### DATA BLOCK

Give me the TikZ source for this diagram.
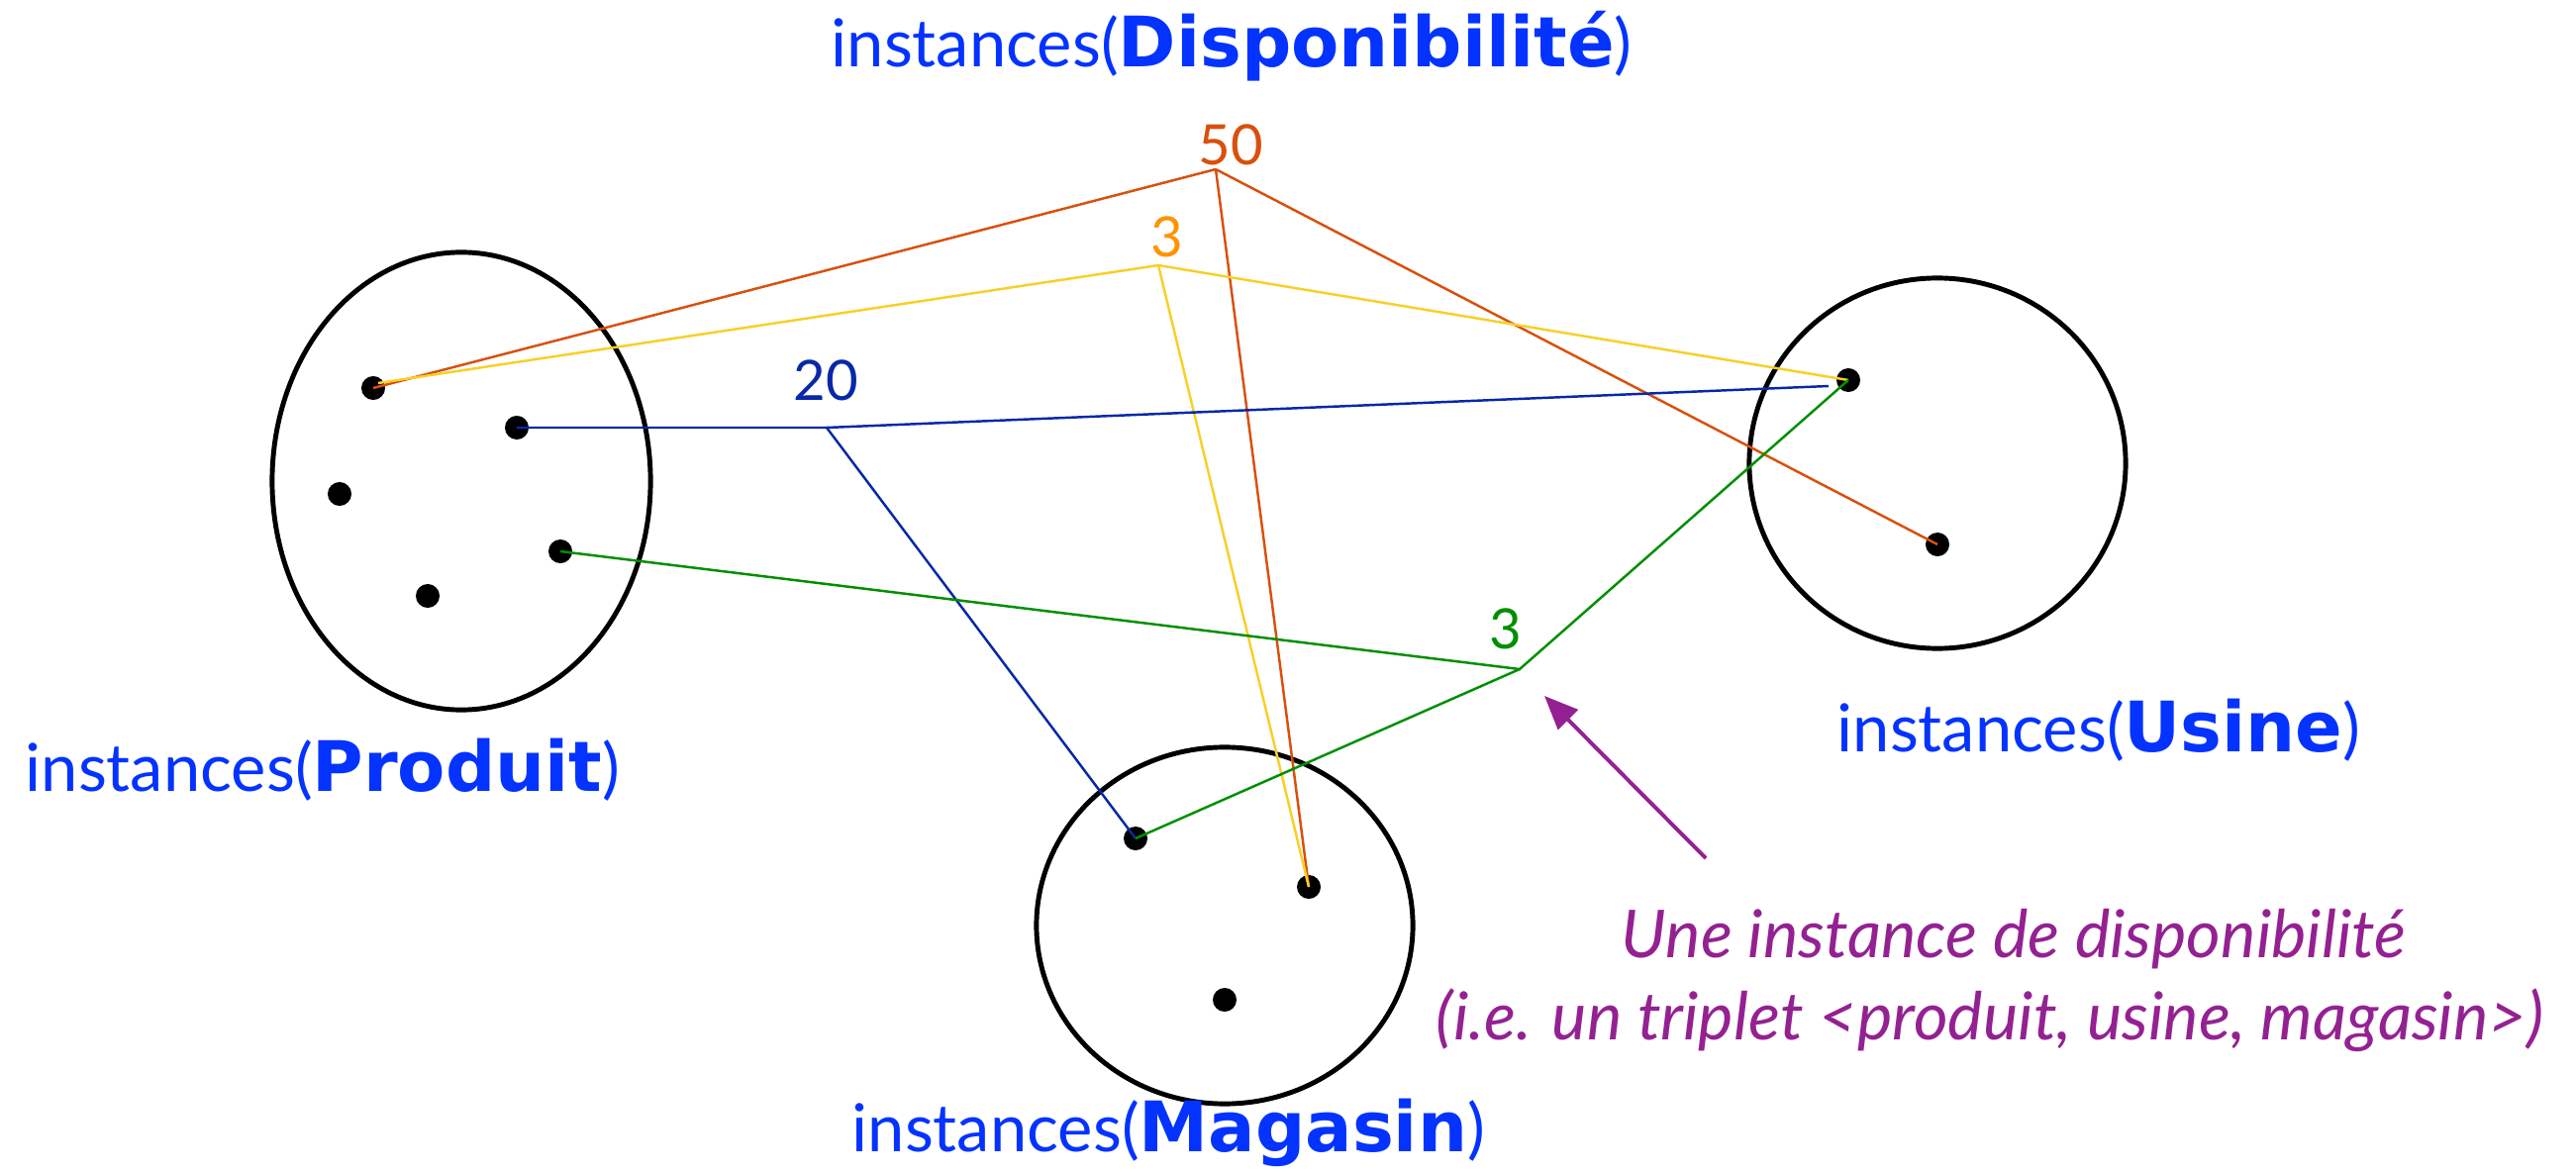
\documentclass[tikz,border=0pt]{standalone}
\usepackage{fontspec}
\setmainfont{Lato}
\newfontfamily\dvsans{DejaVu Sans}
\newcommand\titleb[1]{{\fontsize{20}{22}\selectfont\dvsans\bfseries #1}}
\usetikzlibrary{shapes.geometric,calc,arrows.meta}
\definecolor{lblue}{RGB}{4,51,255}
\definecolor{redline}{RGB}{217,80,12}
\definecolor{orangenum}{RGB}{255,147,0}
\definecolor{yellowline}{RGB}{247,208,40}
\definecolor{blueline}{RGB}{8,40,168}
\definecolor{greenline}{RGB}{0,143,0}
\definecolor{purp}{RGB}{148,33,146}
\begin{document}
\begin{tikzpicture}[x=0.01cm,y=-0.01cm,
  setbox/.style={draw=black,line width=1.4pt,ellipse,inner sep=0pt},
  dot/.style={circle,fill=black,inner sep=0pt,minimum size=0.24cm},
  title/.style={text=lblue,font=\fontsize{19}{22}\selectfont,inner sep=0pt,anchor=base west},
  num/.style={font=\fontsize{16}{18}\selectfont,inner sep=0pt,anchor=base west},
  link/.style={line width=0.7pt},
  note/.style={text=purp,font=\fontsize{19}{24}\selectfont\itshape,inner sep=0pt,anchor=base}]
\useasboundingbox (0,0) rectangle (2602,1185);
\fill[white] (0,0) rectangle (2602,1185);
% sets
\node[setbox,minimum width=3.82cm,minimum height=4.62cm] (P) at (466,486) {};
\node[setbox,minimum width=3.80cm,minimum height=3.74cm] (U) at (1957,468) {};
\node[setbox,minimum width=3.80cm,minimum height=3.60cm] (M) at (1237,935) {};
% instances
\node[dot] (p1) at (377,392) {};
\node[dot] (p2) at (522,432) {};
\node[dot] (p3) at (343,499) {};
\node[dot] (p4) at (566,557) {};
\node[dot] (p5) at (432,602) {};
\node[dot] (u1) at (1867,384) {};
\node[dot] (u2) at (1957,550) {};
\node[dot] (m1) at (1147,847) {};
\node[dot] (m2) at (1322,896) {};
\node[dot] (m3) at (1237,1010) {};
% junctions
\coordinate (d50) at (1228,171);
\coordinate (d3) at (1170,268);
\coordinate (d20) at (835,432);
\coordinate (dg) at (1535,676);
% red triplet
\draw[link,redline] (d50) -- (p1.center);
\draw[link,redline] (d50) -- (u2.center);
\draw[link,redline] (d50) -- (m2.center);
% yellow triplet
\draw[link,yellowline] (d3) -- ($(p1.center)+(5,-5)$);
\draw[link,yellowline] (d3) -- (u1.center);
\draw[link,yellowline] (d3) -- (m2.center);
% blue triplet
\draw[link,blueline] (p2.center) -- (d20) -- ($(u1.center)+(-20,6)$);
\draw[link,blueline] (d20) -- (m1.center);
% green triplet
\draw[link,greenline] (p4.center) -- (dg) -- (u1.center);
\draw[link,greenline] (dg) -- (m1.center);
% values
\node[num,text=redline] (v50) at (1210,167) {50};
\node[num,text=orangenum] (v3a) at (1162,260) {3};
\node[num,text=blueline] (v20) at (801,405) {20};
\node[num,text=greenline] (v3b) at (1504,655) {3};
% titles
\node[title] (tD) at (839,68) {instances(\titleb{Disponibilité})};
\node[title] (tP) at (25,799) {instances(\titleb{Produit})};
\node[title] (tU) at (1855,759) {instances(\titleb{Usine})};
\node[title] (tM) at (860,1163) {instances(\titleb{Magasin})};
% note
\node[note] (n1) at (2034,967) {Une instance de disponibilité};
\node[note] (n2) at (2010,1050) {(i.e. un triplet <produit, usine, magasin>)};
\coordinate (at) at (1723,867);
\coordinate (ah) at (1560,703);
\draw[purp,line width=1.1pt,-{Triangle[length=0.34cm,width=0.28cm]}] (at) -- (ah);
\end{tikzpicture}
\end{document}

######

▸ **DIRECTION**
Copy the data exactly. Any picture it contains is to be omitted.

▸ **FULL SOLUTION**
Give me the TikZ source for this diagram.
\documentclass[tikz,border=0pt]{standalone}
\usepackage{fontspec}
\setmainfont{Lato}
\newfontfamily\dvsans{DejaVu Sans}
\newcommand\titleb[1]{{\fontsize{20}{22}\selectfont\dvsans\bfseries #1}}
\usetikzlibrary{shapes.geometric,calc,arrows.meta}
\definecolor{lblue}{RGB}{4,51,255}
\definecolor{redline}{RGB}{217,80,12}
\definecolor{orangenum}{RGB}{255,147,0}
\definecolor{yellowline}{RGB}{247,208,40}
\definecolor{blueline}{RGB}{8,40,168}
\definecolor{greenline}{RGB}{0,143,0}
\definecolor{purp}{RGB}{148,33,146}
\begin{document}
\begin{tikzpicture}[x=0.01cm,y=-0.01cm,
  setbox/.style={draw=black,line width=1.4pt,ellipse,inner sep=0pt},
  dot/.style={circle,fill=black,inner sep=0pt,minimum size=0.24cm},
  title/.style={text=lblue,font=\fontsize{19}{22}\selectfont,inner sep=0pt,anchor=base west},
  num/.style={font=\fontsize{16}{18}\selectfont,inner sep=0pt,anchor=base west},
  link/.style={line width=0.7pt},
  note/.style={text=purp,font=\fontsize{19}{24}\selectfont\itshape,inner sep=0pt,anchor=base}]
\useasboundingbox (0,0) rectangle (2602,1185);
\fill[white] (0,0) rectangle (2602,1185);
% sets
\node[setbox,minimum width=3.82cm,minimum height=4.62cm] (P) at (466,486) {};
\node[setbox,minimum width=3.80cm,minimum height=3.74cm] (U) at (1957,468) {};
\node[setbox,minimum width=3.80cm,minimum height=3.60cm] (M) at (1237,935) {};
% instances
\node[dot] (p1) at (377,392) {};
\node[dot] (p2) at (522,432) {};
\node[dot] (p3) at (343,499) {};
\node[dot] (p4) at (566,557) {};
\node[dot] (p5) at (432,602) {};
\node[dot] (u1) at (1867,384) {};
\node[dot] (u2) at (1957,550) {};
\node[dot] (m1) at (1147,847) {};
\node[dot] (m2) at (1322,896) {};
\node[dot] (m3) at (1237,1010) {};
% junctions
\coordinate (d50) at (1228,171);
\coordinate (d3) at (1170,268);
\coordinate (d20) at (835,432);
\coordinate (dg) at (1535,676);
% red triplet
\draw[link,redline] (d50) -- (p1.center);
\draw[link,redline] (d50) -- (u2.center);
\draw[link,redline] (d50) -- (m2.center);
% yellow triplet
\draw[link,yellowline] (d3) -- ($(p1.center)+(5,-5)$);
\draw[link,yellowline] (d3) -- (u1.center);
\draw[link,yellowline] (d3) -- (m2.center);
% blue triplet
\draw[link,blueline] (p2.center) -- (d20) -- ($(u1.center)+(-20,6)$);
\draw[link,blueline] (d20) -- (m1.center);
% green triplet
\draw[link,greenline] (p4.center) -- (dg) -- (u1.center);
\draw[link,greenline] (dg) -- (m1.center);
% values
\node[num,text=redline] (v50) at (1210,167) {50};
\node[num,text=orangenum] (v3a) at (1162,260) {3};
\node[num,text=blueline] (v20) at (801,405) {20};
\node[num,text=greenline] (v3b) at (1504,655) {3};
% titles
\node[title] (tD) at (839,68) {instances(\titleb{Disponibilité})};
\node[title] (tP) at (25,799) {instances(\titleb{Produit})};
\node[title] (tU) at (1855,759) {instances(\titleb{Usine})};
\node[title] (tM) at (860,1163) {instances(\titleb{Magasin})};
% note
\node[note] (n1) at (2034,967) {Une instance de disponibilité};
\node[note] (n2) at (2010,1050) {(i.e. un triplet <produit, usine, magasin>)};
\coordinate (at) at (1723,867);
\coordinate (ah) at (1560,703);
\draw[purp,line width=1.1pt,-{Triangle[length=0.34cm,width=0.28cm]}] (at) -- (ah);
\end{tikzpicture}
\end{document}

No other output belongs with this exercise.